Exception – If any other error occurs during the processing or file writing.
- Example:
>>> save_random_prompts("data.csv", output_file="sample_prompts", output_format='csv', n_samples=50, output_folder='output') # This will select 50 random prompts from 'data.csv' and save them as 'sample_prompts_[timestamp]_50.csv' in the 'output' folder.
- Notes:
Ensure that the input file is in one of the supported formats (CSV, JSON, or JSONL) for correct processing.
- score_response(prompt, ground_truth_completion, generated_completion, llm_evaluator_model_name='gpt-3.5-turbo')[source]¶
Generates a scoring prompt, sends it to a language model, and parses the response to evaluate a given generated completion against a ground truth.
- Method score_response:
Evaluate the generated completion of a prompt against the ground truth completion using a large language model.
- Parameters:
prompt (str) – The original prompt used in generating the completion.
ground_truth_completion (str) – The correct or expected response to the prompt.
generated_completion (str) – The response generated by the evaluated model.
llm_evaluator_model_name (str, optional) – Name of the large language model to be used for scoring.
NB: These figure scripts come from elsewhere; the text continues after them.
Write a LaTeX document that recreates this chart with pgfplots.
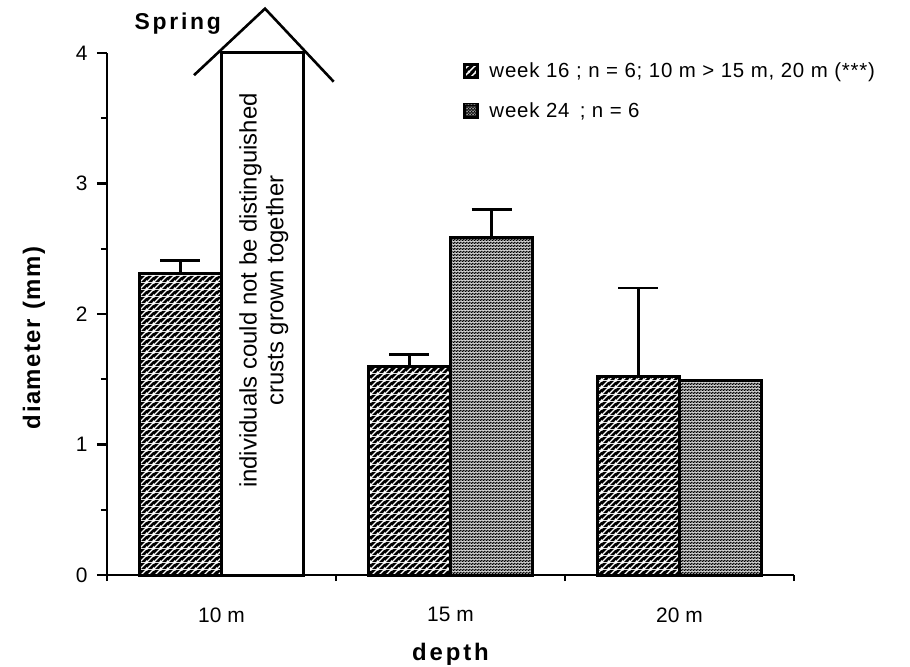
\documentclass[border=0pt]{standalone}
\usepackage{fontspec}
\setmainfont{Liberation Sans}
\newfontfamily\spacedfont[LetterSpace=12]{Liberation Sans}
\newfontfamily\ylabelfont[LetterSpace=6]{Liberation Sans}
\newfontfamily\legendfont[LetterSpace=4]{Liberation Sans}
\usepackage{pgfplots}
\pgfplotsset{compat=1.18}
\usetikzlibrary{patterns}

% black ground with white diagonal lines
\pgfdeclarepatterninherentlycolored{hatchBW}{\pgfpointorigin}{\pgfpoint{7bp}{7bp}}{\pgfpoint{7bp}{7bp}}{%
  \pgfsetfillcolor{black}%
  \pgfpathrectangle{\pgfpointorigin}{\pgfpoint{7bp}{7bp}}\pgfusepath{fill}%
  \pgfsetstrokecolor{white}\pgfsetlinewidth{1.5bp}%
  \pgfpathmoveto{\pgfpoint{-1bp}{-1bp}}\pgfpathlineto{\pgfpoint{8bp}{8bp}}%
  \pgfpathmoveto{\pgfpoint{-1bp}{6bp}}\pgfpathlineto{\pgfpoint{1bp}{8bp}}%
  \pgfpathmoveto{\pgfpoint{6bp}{-1bp}}\pgfpathlineto{\pgfpoint{8bp}{1bp}}%
  \pgfusepath{stroke}}
% grey ground with a fine black stipple
\pgfdeclarepatterninherentlycolored{stippleBW}{\pgfpointorigin}{\pgfpoint{3bp}{3bp}}{\pgfpoint{3bp}{3bp}}{%
  \pgfsetfillcolor{black!40}%
  \pgfpathrectangle{\pgfpointorigin}{\pgfpoint{3bp}{3bp}}\pgfusepath{fill}%
  \pgfsetfillcolor{black}%
  \pgfpathcircle{\pgfpoint{0.75bp}{0.75bp}}{0.95bp}%
  \pgfpathcircle{\pgfpoint{2.25bp}{2.25bp}}{0.95bp}%
  \pgfusepath{fill}}

\begin{document}
\begin{tikzpicture}
\begin{axis}[
  scale only axis, width=687bp, height=522bp,
  xmin=-0.5, xmax=2.5, ymin=0, ymax=4,
  clip=false,
  axis x line*=bottom, axis y line*=left,
  axis line style={line width=2.6bp},
  tick align=outside,
  major tick length=10bp, minor tick length=6bp,
  every tick/.style={black, line width=2.2bp},
  ytick={0,1,2,3,4}, minor ytick={0.5,1.5,2.5,3.5},
  xtick={0,1,2}, xticklabels={10 m,15 m,20 m},
  major x tick style={draw=none},
  minor xtick={-0.5,0.5,1.5,2.5},
  tick label style={font=\fontsize{21}{25}\selectfont},
  /pgf/number format/assume math mode=true,
  xticklabel style={yshift=-19bp},
  yticklabel style={xshift=-6bp},
  xlabel={\spacedfont\bfseries depth},
  ylabel={\ylabelfont\bfseries diameter\hspace{0.4em}(mm)},
  label style={font=\fontsize{24}{28}\selectfont},
  xlabel style={yshift=-14bp},
  ylabel style={yshift=24bp, xshift=-24bp},
  ybar, bar width=0.36,
  legend style={draw=none, fill=none, at={(0.518,0.985)}, anchor=north west,
    font=\legendfont\fontsize{20.5}{24}\selectfont, row sep=19bp, inner sep=0pt,
    /tikz/every odd column/.append style={column sep=9bp}},
  legend cell align=left,
]
\addlegendimage{legend image code/.code={
  \fill[black] (0bp,-7.5bp) rectangle (15bp,7.5bp);
  \fill[pattern=hatchBW] (2bp,-5.5bp) rectangle (13bp,5.5bp);}}
\addlegendimage{legend image code/.code={
  \fill[black] (0bp,-7.5bp) rectangle (15bp,7.5bp);
  \fill[pattern=stippleBW] (2bp,-5.5bp) rectangle (13bp,5.5bp);}}
\legend{{week 16 ; n = 6; 10 m > 15 m, 20 m (***)},{week 24\enspace; n = 6}}

% week 16
\addplot[bar shift=-0.18, pattern=hatchBW, draw=black, line width=3bp,
  error bars/.cd, y dir=plus, y explicit,
  error bar style={line width=2.6bp, black},
  error mark options={rotate=90, black, line width=2.6bp, mark size=20bp}]
  coordinates {(0,2.31) +- (0,0.10) (1,1.60) +- (0,0.09) (2,1.52) +- (0,0.68)};

% week 24
\addplot[bar shift=0.18, pattern=stippleBW, draw=black, line width=3bp]
  coordinates {(1,2.59) (2,1.49)};
\addplot[bar shift=0.18, draw=none, fill=none, forget plot,
  error bars/.cd, y dir=plus, y explicit,
  error bar style={line width=2.6bp, black},
  error mark options={rotate=90, black, line width=2.6bp, mark size=20bp}]
  coordinates {(1,2.59) +- (0,0.21)};

% 10 m, week 24: crusts grown together
\addplot[bar shift=0.18, fill=white, draw=black, line width=3bp, forget plot]
  coordinates {(0,4)};
\draw[line width=2.6bp] (axis cs:-0.12,3.83) -- (axis cs:0.19,4.34) -- (axis cs:0.49,3.78);
\node[rotate=90, align=center, font=\fontsize{24}{27}\selectfont]
  at (axis cs:0.185,2.18) {individuals could not be distinguished\\crusts grown together};

\node[font=\spacedfont\bfseries\fontsize{23}{27}\selectfont] at (axis description cs:0.103,1.057) {Spring};

\coordinate (o) at (rel axis cs:0,0);
\coordinate (t) at (rel axis cs:1,1);
\end{axis}
\pgfresetboundingbox
\path[use as bounding box] ([shift={(-107bp,-92bp)}]o) rectangle ([shift={(116bp,53bp)}]t);
\end{tikzpicture}
\end{document}
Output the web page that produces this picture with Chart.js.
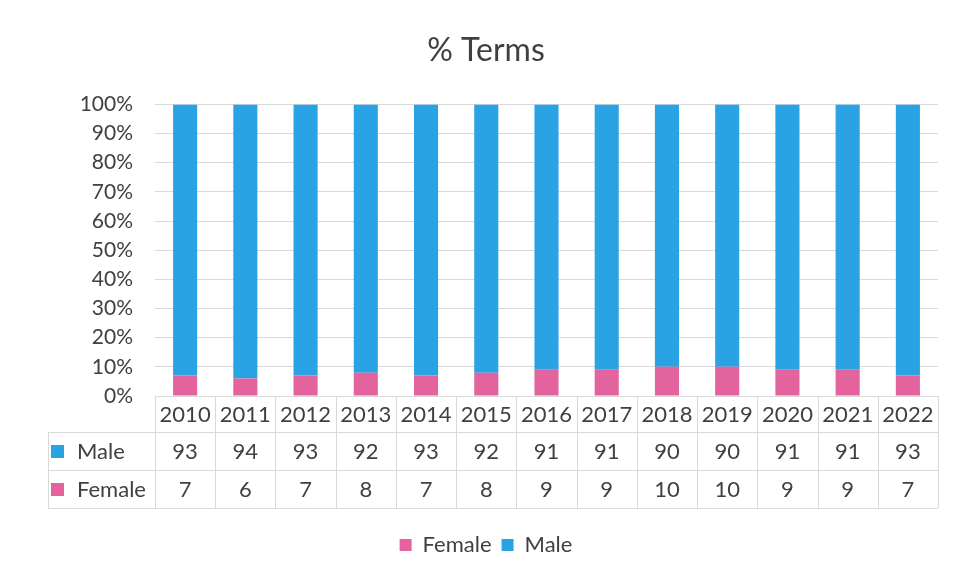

Defaults to “gpt-3.5-turbo”.
- Returns:
A tuple containing the score (numeric) and the reasoning behind the score (string).
- Return type:
tuple
- Raises:
json.JSONDecodeError – If the response from the model is not in a valid JSON format.
Exception – For any other exceptions that may occur during API calls or processing.
- Example:
>>> score, reason = score_response("What is AI?", "Artificial Intelligence", "AI is a field in computer science.", "gpt-3.5-turbo") # This evaluates the generated completion for accuracy and relevance, returning a score and reasoning.
- Notes:
The method constructs an evaluation prompt combining the original prompt, ground truth completion, and the generated completion.
It then sends this prompt to the specified language model for scoring and parses the model’s response to extract the score and reasoning.